There were just about as many ways to make tea as there were different villages. At the Tibetan village, I got to try yak butter tea. It had a sour taste rescued only by generous heaps of sugar. They also had peanut tea with crushed peanuts mixed with milk.
One of my favorite experiences in China during my study abroad in 1999 was visiting Hangzhou and drinking tea on a farm in their tasting room on a cool rainy autumn day. As a poor student who was not eating much and trying to take in as much of the experience in China as possible, I savored that experience and the taste of the perfumed taste of that Dragon Well Tea. I loved drinking tea and in the five years I had worked in China before the Yunnan trip, I had been given so many different types of tea as gifts that I knew the differences between the major types.

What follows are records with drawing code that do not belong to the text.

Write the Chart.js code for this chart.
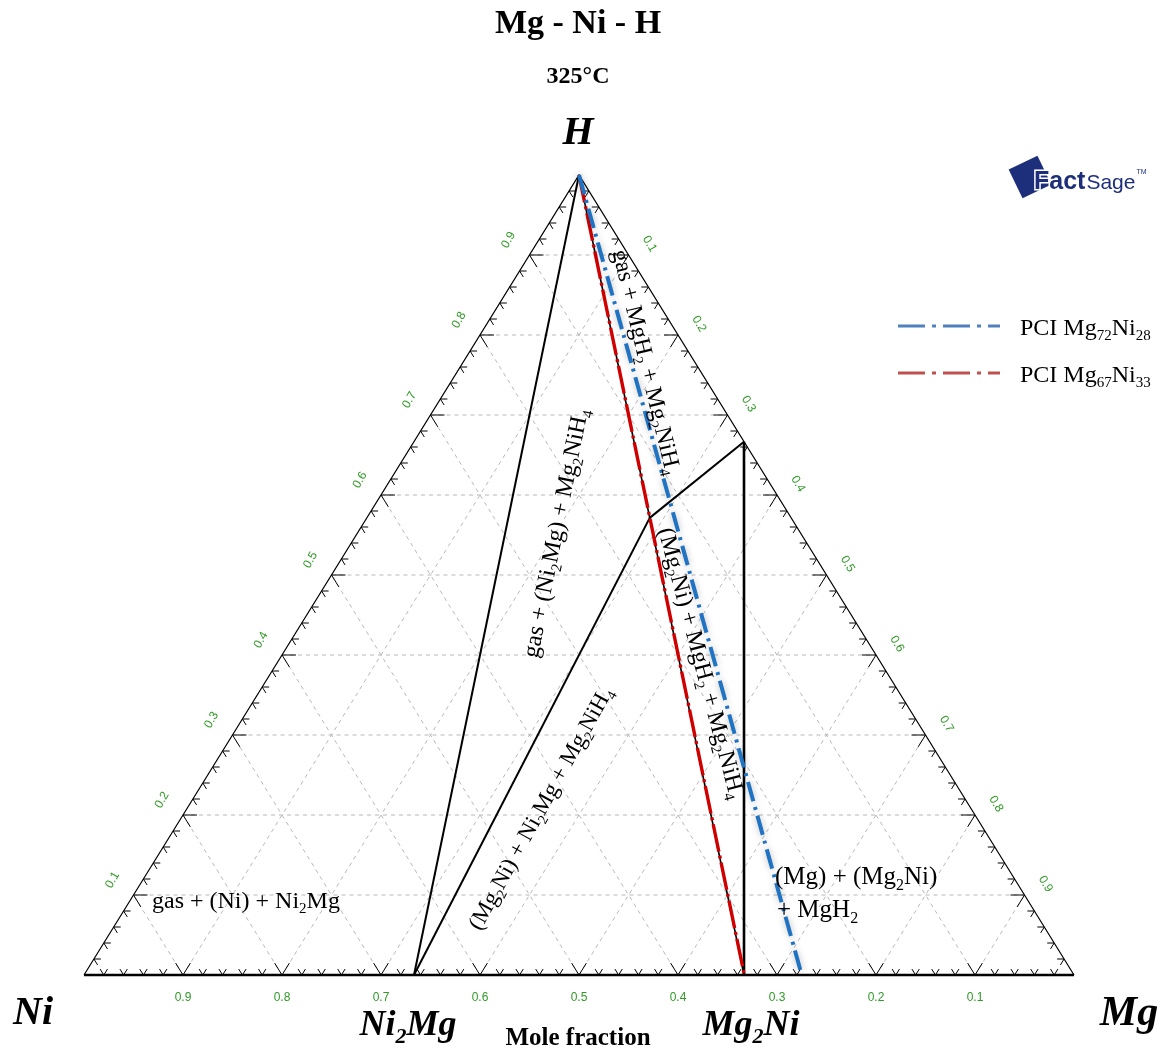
<!DOCTYPE html>
<html>
<head>
<meta charset="utf-8">
<script src="https://cdn.jsdelivr.net/npm/chart.js@4.4.1/dist/chart.umd.min.js"></script>
<style>
html,body{margin:0;padding:0;background:#fff;}
canvas{display:block;}
</style>
</head>
<body>
<canvas id="c" width="1168" height="1053"></canvas>
<script>
// ---- data (compositions as [xMg, xH]; xNi = 1 - xMg - xH) ----
const vertexNi = [0, 0];
const vertexMg = [1, 0];
const vertexH = [0, 1];
const ptNi2Mg = [1/3, 0];
const ptMg2Ni = [2/3, 0];
const ptMgH2 = [1/3, 2/3];
const ptMg2NiH4 = [2/7, 4/7];
const boundaryLines = [
  [vertexH, ptNi2Mg],
  [ptNi2Mg, ptMg2NiH4],
  [ptMg2NiH4, ptMgH2],
  [ptMgH2, ptMg2Ni],
  [vertexH, ptMg2Ni]
];
const pciMg72Ni28 = [[0, 1], [0.725, 0]];
const pciMg67Ni33 = [[0, 1], [0.667, 0]];
const gridFractions = [0.1, 0.2, 0.3, 0.4, 0.5, 0.6, 0.7, 0.8, 0.9];
const gridLabels = ['0.1', '0.2', '0.3', '0.4', '0.5', '0.6', '0.7', '0.8', '0.9'];
const minorStep = 0.02;

// ternary -> cartesian (data space)
const toXY = (c) => ({ x: c[0] + c[1] / 2, y: c[1] });

const SERIF = '"Liberation Serif", "DejaVu Serif", serif';
const SANS = '"Liberation Sans", Arial, sans-serif';

function lineDs(pts, color, width, dash) {
  return {
    data: pts.map(toXY), showLine: true, pointRadius: 0, borderColor: color,
    borderWidth: width, borderDash: dash || [], fill: false, clip: false, tension: 0
  };
}

// Chart.js paints the first dataset on top, so the PCI lines come first
const datasets = [];
const blueIndex = 0;
datasets.push(lineDs(pciMg72Ni28, '#1f73c2', 4, [20, 6, 3, 6]));
datasets.push(lineDs(pciMg67Ni33, '#d00000', 3.4, [28, 4, 3, 4]));
boundaryLines.forEach((seg, i) => {
  datasets.push(lineDs(seg, '#000', i === 3 ? 2.6 : (i === 4 ? 1.6 : 2)));
});
datasets.push(lineDs([vertexNi, vertexMg], '#000', 2.4));
datasets.push(lineDs([vertexNi, vertexH, vertexMg], '#000', 1.2));

function drawRich(ctx, segs, cx, cy, angle, size, weight, style, align) {
  ctx.save();
  ctx.translate(cx, cy);
  ctx.rotate(angle * Math.PI / 180);
  const fontFor = (sub) => `${style || 'normal'} ${weight || 'normal'} ${sub ? Math.round(size * 0.62) : size}px ${SERIF}`;
  let total = 0;
  const widths = segs.map(s => { ctx.font = fontFor(s[1]); const w = ctx.measureText(s[0]).width; total += w; return w; });
  let x = align === 'left' ? 0 : -total / 2;
  ctx.textBaseline = 'alphabetic';
  ctx.textAlign = 'left';
  ctx.fillStyle = '#000';
  const base = size * 0.33;
  segs.forEach((s, i) => {
    ctx.font = fontFor(s[1]);
    ctx.fillText(s[0], x, base + (s[1] ? size * 0.22 : 0));
    x += widths[i];
  });
  ctx.restore();
}

const gridPlugin = {
  id: 'ternaryGrid',
  beforeDatasetsDraw(chart) {
    const ctx = chart.ctx, xs = chart.scales.x, ys = chart.scales.y;
    const P = (c) => { const p = toXY(c); return [xs.getPixelForValue(p.x), ys.getPixelForValue(p.y)]; };
    ctx.save();
    ctx.strokeStyle = '#b8b8b8';
    ctx.lineWidth = 1;
    ctx.setLineDash([4, 4]);
    gridFractions.forEach(t => {
      const segs = [
        [[0, t], [1 - t, t]],           // constant H
        [[t, 0], [t, 1 - t]],           // constant Mg
        [[1 - t, 0], [0, 1 - t]]        // constant Ni
      ];
      segs.forEach(s => {
        const a = P(s[0]), b = P(s[1]);
        ctx.beginPath(); ctx.moveTo(a[0], a[1]); ctx.lineTo(b[0], b[1]); ctx.stroke();
      });
    });
    ctx.setLineDash([]);
    // ticks
    ctx.strokeStyle = '#000';
    ctx.lineWidth = 1;
    const dirPx = (d) => {
      const x0 = xs.getPixelForValue(0), y0 = ys.getPixelForValue(0);
      const dx = xs.getPixelForValue(d[0]) - x0, dy = ys.getPixelForValue(d[1]) - y0;
      const n = Math.hypot(dx, dy); return [dx / n, dy / n];
    };
    const edges = [
      { pt: (t) => [t, 0], dirs: [[0.5, 1], [-0.5, 1]] },          // bottom
      { pt: (t) => [0, t], dirs: [[1, 0], [0.5, -1]] },            // left (Mg=0)
      { pt: (t) => [t, 1 - t], dirs: [[-1, 0], [-0.5, -1]] }       // right (Ni=0)
    ];
    const nSteps = Math.round(1 / minorStep);
    edges.forEach(e => {
      const dp = e.dirs.map(dirPx);
      for (let k = 1; k < nSteps; k++) {
        const t = k * minorStep;
        const major = k % 5 === 0;
        const len = major ? 14 : 7;
        const p = P(e.pt(t));
        dp.forEach(d => {
          ctx.beginPath(); ctx.moveTo(p[0], p[1]); ctx.lineTo(p[0] + d[0] * len, p[1] + d[1] * len); ctx.stroke();
        });
      }
    });
    ctx.restore();
  },
  beforeDatasetDraw(chart, args) {
    if (args.index === blueIndex) {
      chart.ctx.save();
      chart.ctx.shadowColor = 'rgba(0,0,0,0.28)';
      chart.ctx.shadowBlur = 7;
    }
  },
  afterDatasetDraw(chart, args) {
    if (args.index === blueIndex) chart.ctx.restore();
  },
  afterDraw(chart) {
    const ctx = chart.ctx, xs = chart.scales.x, ys = chart.scales.y;
    const P = (c) => { const p = toXY(c); return [xs.getPixelForValue(p.x), ys.getPixelForValue(p.y)]; };
    ctx.save();
    // green axis labels
    ctx.fillStyle = '#2f9a25';
    ctx.font = `12px ${SANS}`;
    ctx.textAlign = 'center';
    ctx.textBaseline = 'middle';
    gridFractions.forEach((t, i) => {
      // bottom: Ni fraction
      let p = P([1 - t, 0]);
      ctx.fillText(gridLabels[i], p[0], p[1] + 23);
      // left: H fraction
      p = P([0, t]);
      ctx.save(); ctx.translate(p[0] - 21, p[1] - 15); ctx.rotate(-Math.PI / 3); ctx.fillText(gridLabels[i], 0, 0); ctx.restore();
      // right: Mg fraction
      p = P([t, 1 - t]);
      ctx.save(); ctx.translate(p[0] + 21, p[1] - 11); ctx.rotate(Math.PI / 3); ctx.fillText(gridLabels[i], 0, 0); ctx.restore();
    });
    ctx.restore();

    // titles
    drawRich(ctx, [['Mg - Ni - H', 0]], 578, 22, 0, 34, 'bold');
    drawRich(ctx, [['325°C', 0]], 578, 75, 0, 24, 'bold');
    drawRich(ctx, [['H', 0]], 578, 131, 0, 40, 'bold', 'italic');
    drawRich(ctx, [['Ni', 0]], 33, 1011, 0, 40, 'bold', 'italic');
    drawRich(ctx, [['Mg', 0]], 1129, 1011, 0, 42, 'bold', 'italic');
    drawRich(ctx, [['Ni', 0], ['2', 1], ['Mg', 0]], 408, 1023, 0, 36, 'bold', 'italic');
    drawRich(ctx, [['Mg', 0], ['2', 1], ['Ni', 0]], 751, 1023, 0, 36, 'bold', 'italic');
    drawRich(ctx, [['Mole fraction', 0]], 578, 1037, 0, 25, 'bold');

    // region labels
    const LS = 24;
    drawRich(ctx, [['gas + (Ni) + Ni', 0], ['2', 1], ['Mg', 0]], 152, 900, 0, LS, 'normal', 'normal', 'left');
    drawRich(ctx, [['gas + (Ni', 0], ['2', 1], ['Mg) + Mg', 0], ['2', 1], ['NiH', 0], ['4', 1]], 555, 533, -78.5, LS);
    drawRich(ctx, [['(Mg', 0], ['2', 1], ['Ni) + Ni', 0], ['2', 1], ['Mg + Mg', 0], ['2', 1], ['NiH', 0], ['4', 1]], 540, 808, -61, 23);
    drawRich(ctx, [['gas + MgH', 0], ['2', 1], [' + Mg', 0], ['2', 1], ['NiH', 0], ['4', 1]], 647, 362, 76.5, LS);
    drawRich(ctx, [['(Mg', 0], ['2', 1], ['Ni) + MgH', 0], ['2', 1], [' + Mg', 0], ['2', 1], ['NiH', 0], ['4', 1]], 702, 663, 75, LS);
    drawRich(ctx, [['(Mg) + (Mg', 0], ['2', 1], ['Ni)', 0]], 775, 876, 0, 25, 'normal', 'normal', 'left');
    drawRich(ctx, [['+ MgH', 0], ['2', 1]], 777, 909, 0, 25, 'normal', 'normal', 'left');

    // legend
    ctx.save();
    ctx.lineWidth = 3;
    ctx.setLineDash([27, 7, 4, 7]);
    ctx.strokeStyle = '#4f81bd';
    ctx.beginPath(); ctx.moveTo(898, 326); ctx.lineTo(1000, 326); ctx.stroke();
    ctx.strokeStyle = '#c0504d';
    ctx.beginPath(); ctx.moveTo(898, 373); ctx.lineTo(1000, 373); ctx.stroke();
    ctx.restore();
    drawRich(ctx, [['PCI Mg', 0], ['72', 1], ['Ni', 0], ['28', 1]], 1020, 327, 0, 24, 'normal', 'normal', 'left');
    drawRich(ctx, [['PCI Mg', 0], ['67', 1], ['Ni', 0], ['33', 1]], 1020, 374, 0, 24, 'normal', 'normal', 'left');

    // FactSage logo
    ctx.save();
    ctx.translate(1030, 177);
    ctx.rotate(-Math.PI / 7);
    ctx.fillStyle = '#1d2f7a';
    ctx.fillRect(-16, -16, 32, 32);
    ctx.restore();
    ctx.save();
    ctx.textBaseline = 'alphabetic';
    ctx.font = `bold 25px ${SANS}`;
    ctx.lineWidth = 3;
    ctx.strokeStyle = '#fff';
    ctx.fillStyle = '#1d2f7a';
    ctx.strokeText('Fact', 1034, 189);
    ctx.fillText('Fact', 1034, 189);
    const fw = ctx.measureText('Fact').width;
    ctx.font = `21px ${SANS}`;
    ctx.fillText('Sage', 1034 + fw + 1, 189);
    const sw = ctx.measureText('Sage').width;
    ctx.font = `7px ${SANS}`;
    ctx.fillText('TM', 1034 + fw + sw + 2, 174);
    ctx.restore();
  }
};

new Chart(document.getElementById('c').getContext('2d'), {
  type: 'scatter',
  data: { datasets },
  options: {
    responsive: false,
    animation: false,
    devicePixelRatio: 1,
    layout: { padding: { left: 84, right: 94, top: 175, bottom: 78 } },
    scales: {
      x: { type: 'linear', min: 0, max: 1, display: false },
      y: { type: 'linear', min: 0, max: 1, display: false }
    },
    plugins: { legend: { display: false }, tooltip: { enabled: false } },
    events: []
  },
  plugins: [gridPlugin]
});
</script>
</body>
</html>
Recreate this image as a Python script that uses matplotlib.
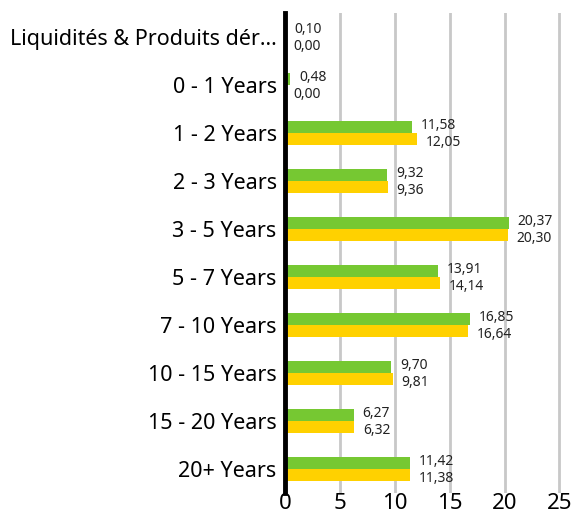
import numpy as np
import matplotlib.pyplot as plt

# Maturity buckets and weights (%) for the two series
categories = ['Liquidités & Produits dér...', '0 - 1 Years', '1 - 2 Years', '2 - 3 Years',
              '3 - 5 Years', '5 - 7 Years', '7 - 10 Years', '10 - 15 Years',
              '15 - 20 Years', '20+ Years']
fund = [0.10, 0.48, 11.58, 9.32, 20.37, 13.91, 16.85, 9.70, 6.27, 11.42]
benchmark = [0.00, 0.00, 12.05, 9.36, 20.30, 14.14, 16.64, 9.81, 6.32, 11.38]
x_ticks = [0, 5, 10, 15, 20, 25]

green = '#76c832'
yellow = '#ffd100'

plt.rcParams['font.family'] = ['Noto Sans', 'DejaVu Sans']

fig = plt.figure(figsize=(5.74, 5.16), dpi=100)
ax = fig.add_axes([0.4965, 0.045, 0.482, 0.93])

y = np.arange(len(categories))
h = 0.25
ax.barh(y - h / 2, fund, height=h, color=green, zorder=3)
ax.barh(y + h / 2, benchmark, height=h, color=yellow, zorder=3)

# value labels, comma decimal
for i in range(len(categories)):
    ax.text(fund[i] + 0.8, y[i] - h / 2 - 0.02, f'{fund[i]:.2f}'.replace('.', ','),
            va='center', ha='left', fontsize=10, color='#222222')
    ax.text(benchmark[i] + 0.8, y[i] + h / 2 + 0.08, f'{benchmark[i]:.2f}'.replace('.', ','),
            va='center', ha='left', fontsize=10, color='#222222')

ax.set_ylim(len(categories) - 0.5, -0.5)
ax.set_xlim(0, 25.2)
ax.set_yticks(y)
ax.set_yticklabels(categories, fontsize=15.5)
ax.set_xticks(x_ticks)
ax.set_xticklabels([str(t) for t in x_ticks], fontsize=16)
ax.tick_params(axis='y', length=0, pad=6)
ax.tick_params(axis='x', length=0, pad=0)

ax.grid(axis='x', color='#c8c8c8', linewidth=2, zorder=0)
for s in ['top', 'right', 'bottom']:
    ax.spines[s].set_visible(False)
ax.spines['left'].set_linewidth(3.5)
ax.spines['left'].set_color('black')
ax.spines['left'].set_zorder(4)

fig.savefig('out.png', dpi=100)
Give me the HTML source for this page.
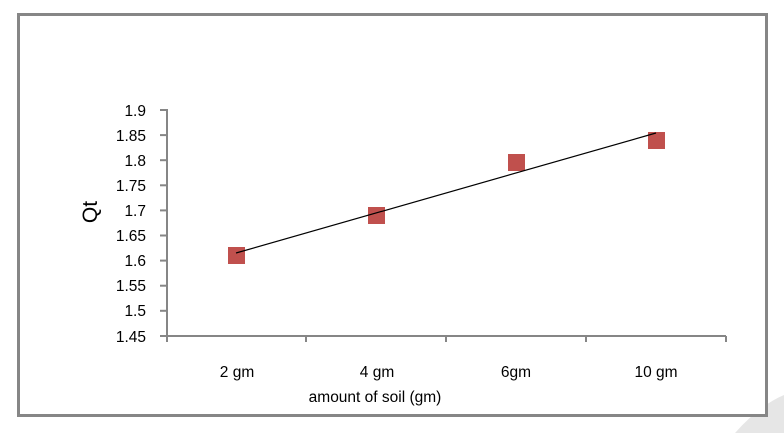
<!DOCTYPE html>
<html><head><style>
body{margin:0;background:#fff;}
svg{display:block;font-family:"Liberation Sans",sans-serif;}
</style></head><body>
<svg width="784" height="433" viewBox="0 0 784 433" xmlns="http://www.w3.org/2000/svg">
<rect width="784" height="433" fill="#fff"/>
<path d="M735 433 Q760 405 784 395 L784 433 Z" fill="#e6e6e6"/>
<rect x="18.5" y="14.5" width="748" height="401" fill="#fff" stroke="#868686" stroke-width="3"/>
<g stroke="#868686" stroke-width="2" fill="none">
<line x1="167" y1="109" x2="167" y2="337"/>
<line x1="167" y1="336" x2="726" y2="336"/>
<g>
<line x1="160" y1="110" x2="167" y2="110"/><line x1="160" y1="135.1" x2="167" y2="135.1"/>
<line x1="160" y1="160.2" x2="167" y2="160.2"/><line x1="160" y1="185.3" x2="167" y2="185.3"/>
<line x1="160" y1="210.4" x2="167" y2="210.4"/><line x1="160" y1="235.5" x2="167" y2="235.5"/>
<line x1="160" y1="260.6" x2="167" y2="260.6"/><line x1="160" y1="285.7" x2="167" y2="285.7"/>
<line x1="160" y1="310.8" x2="167" y2="310.8"/><line x1="160" y1="336" x2="167" y2="336"/>
</g>
<line x1="306" y1="336" x2="306" y2="342"/><line x1="446" y1="336" x2="446" y2="342"/>
<line x1="586" y1="336" x2="586" y2="342"/><line x1="726" y1="336" x2="726" y2="342"/>
<line x1="167" y1="336" x2="167" y2="342"/>
</g>
<g font-size="15.5" text-anchor="end" fill="#000">
<text x="146" y="116">1.9</text><text x="146" y="141">1.85</text><text x="146" y="166">1.8</text>
<text x="146" y="191">1.75</text><text x="146" y="216">1.7</text><text x="146" y="241">1.65</text>
<text x="146" y="266">1.6</text><text x="146" y="291">1.55</text><text x="146" y="316">1.5</text>
<text x="146" y="342">1.45</text>
</g>
<text transform="translate(97,212) rotate(-90)" font-size="21" text-anchor="middle">Qt</text>
<g font-size="15.5" text-anchor="middle">
<text x="237" y="377">2 gm</text><text x="377" y="377">4 gm</text>
<text x="516" y="377">6gm</text><text x="656" y="377">10 gm</text>
<text x="375" y="402">amount of soil (gm)</text>
</g>
<g fill="#c0504d">
<rect x="228" y="247" width="17" height="17"/>
<rect x="368" y="207" width="17" height="17"/>
<rect x="508" y="154" width="17" height="17"/>
<rect x="648" y="132" width="17" height="17"/>
</g>
<line x1="236" y1="253" x2="656" y2="133" stroke="#000" stroke-width="1.2"/>
</svg>
</body></html>
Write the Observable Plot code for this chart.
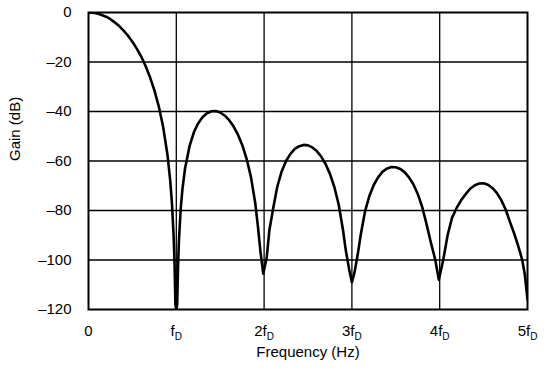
<!DOCTYPE html>
<html>
<head>
<meta charset="utf-8">
<script src="https://cdn.jsdelivr.net/npm/d3@7"></script>
<script src="https://cdn.jsdelivr.net/npm/@observablehq/plot@0.6"></script>
<style>
  html, body { margin: 0; padding: 0; background: white; }
</style>
</head>
<body>
<div id="chart"></div>
<script>
// Frequency in multiples of fD, gain in dB
const freq = [
  0, 0.05, 0.1, 0.15, 0.2, 0.25, 0.3, 0.35, 0.4, 0.45, 0.5, 0.55, 0.6, 0.65, 0.7, 0.75, 0.8, 0.85, 0.9, 0.93, 0.95, 0.97, 0.98, 0.99, 1.0,
  1.01, 1.02, 1.03, 1.05, 1.07, 1.1, 1.15, 1.2, 1.25, 1.3, 1.35, 1.4, 1.45, 1.5, 1.55, 1.6, 1.65, 1.7, 1.75, 1.8, 1.85, 1.9, 1.93, 1.96, 1.99,
  2.03, 2.06, 2.1, 2.15, 2.2, 2.25, 2.3, 2.35, 2.4, 2.45, 2.5, 2.55, 2.6, 2.65, 2.7, 2.75, 2.8, 2.85, 2.9, 2.93, 2.97, 3.0,
  3.03, 3.07, 3.1, 3.15, 3.2, 3.25, 3.3, 3.35, 3.4, 3.45, 3.5, 3.55, 3.6, 3.65, 3.7, 3.75, 3.8, 3.85, 3.9, 3.95, 3.99,
  4.04, 4.09, 4.14, 4.2, 4.25, 4.3, 4.35, 4.4, 4.45, 4.5, 4.55, 4.6, 4.65, 4.7, 4.75, 4.8, 4.85, 4.9, 4.94, 4.97, 5.0
];
const gain = [
  0, -0.1, -0.4, -1.0, -1.7, -2.7, -4.0, -5.5, -7.3, -9.4, -11.8, -14.6, -17.8, -21.6, -26.1, -31.4, -37.9, -46.2, -57.7, -67.6, -76.8, -90.6, -101.4, -118, -120,
  -118, -102.5, -92.2, -79.4, -71.3, -62.9, -54.1, -48.4, -44.7, -42.2, -40.7, -39.9, -39.8, -40.4, -41.6, -43.4, -45.9, -49.2, -53.4, -59.0, -66.4, -77.2, -86.6, -97, -105.5,
  -99, -88, -79.8, -70.4, -64.2, -60.0, -57.1, -55.1, -54.0, -53.5, -53.7, -54.5, -56.0, -58.2, -61.2, -65.2, -70.5, -77.7, -88.2, -96, -104, -109,
  -105, -97, -89.9, -80.3, -74.0, -69.6, -66.5, -64.3, -63.0, -62.4, -62.5, -63.2, -64.5, -66.6, -69.4, -73.3, -78.5, -85.5, -93, -100, -108,
  -100, -90, -83, -78.5, -75.5, -73.2, -71.1, -69.8, -69.1, -69.0, -69.6, -70.9, -72.9, -75.7, -79.5, -84.6, -89.5, -95, -100, -106, -116
];

const xTicks = [0, 1, 2, 3, 4, 5];
const xTickPrefix = ["0", "", "2", "3", "4", "5"];
const yTicks = [0, -20, -40, -60, -80, -100, -120];
const yTickLabels = ["0", "–20", "–40", "–60", "–80", "–100", "–120"];
const xGrid = [1, 2, 3, 4];
const yGrid = [-20, -40, -60, -80, -100];
const xLabel = "Frequency (Hz)";
const yLabel = "Gain (dB)";

const data = freq.map((f, i) => ({f, g: gain[i]}));

const chart = Plot.plot({
  width: 550,
  height: 370,
  marginLeft: 88,
  marginRight: 23,
  marginTop: 12,
  marginBottom: 61,
  x: {domain: [0, 5]},
  y: {domain: [-120, 0]},
  style: {fontFamily: "'Liberation Sans', Arial, sans-serif", fontSize: "15px", background: "white", color: "black"},
  marks: [
    Plot.gridX(xGrid, {stroke: "black", strokeOpacity: 1, strokeWidth: 1.3}),
    Plot.gridY(yGrid, {stroke: "black", strokeOpacity: 1, strokeWidth: 1.3}),
    Plot.line(data, {x: "f", y: "g", stroke: "black", strokeWidth: 2.6, curve: "linear", clip: true}),
    Plot.frame({stroke: "black", strokeWidth: 2}),
    Plot.axisX(xTicks, {tickSize: 0, tickPadding: 16, fontSize: 15, label: null,
      tickFormat: d => xTickPrefix[xTicks.indexOf(d)] + (d === 0 ? "" : "f")}),
    Plot.axisY(yTicks, {tickSize: 0, tickPadding: 17, fontSize: 15, label: null,
      tickFormat: d => yTickLabels[yTicks.indexOf(d)]}),
    Plot.text([xLabel], {frameAnchor: "bottom", dy: 47, fontSize: 15, text: d => d}),
    Plot.text([yLabel], {frameAnchor: "left", rotate: -90, dx: -73, fontSize: 15, text: d => d})
  ]
});

// add subscript "D" to the frequency tick labels
chart.querySelectorAll('g[aria-label="x-axis tick label"] text').forEach(t => {
  const s = t.textContent;
  if (s.endsWith("f")) {
    const sub = document.createElementNS("http://www.w3.org/2000/svg", "tspan");
    sub.setAttribute("dy", "4");
    sub.setAttribute("font-size", "10");
    sub.textContent = "D";
    t.appendChild(sub);
  }
});

document.getElementById("chart").appendChild(chart);
</script>
</body>
</html>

My favorite tea at the time was Pu'er tea which is the type that comes from Yunnan. Fermented until black and pounded with a stone into a disk weighing 250g, Pu'er tea looks more like something from a jungle heroin operation and not so much from a tea farm. It has always been packed that way to endure long travel out of the rugged mountains of Yunnan and reach the far corners of Asia where delicate teas have no business--Mongolia, Tibet, and the Steppe.
Where most teas can be steeped 3 to 5 times with boiled water that had been allowed to cool for 5 minutes. Pu'er tea can be added to a roiling cauldron over a fire. For a cup of tea, the leaves can be reused 10 to 15 times. It is a good all-day cup of tea. Pu'er has a richer, earthier taste than most teas and is low in caffeine.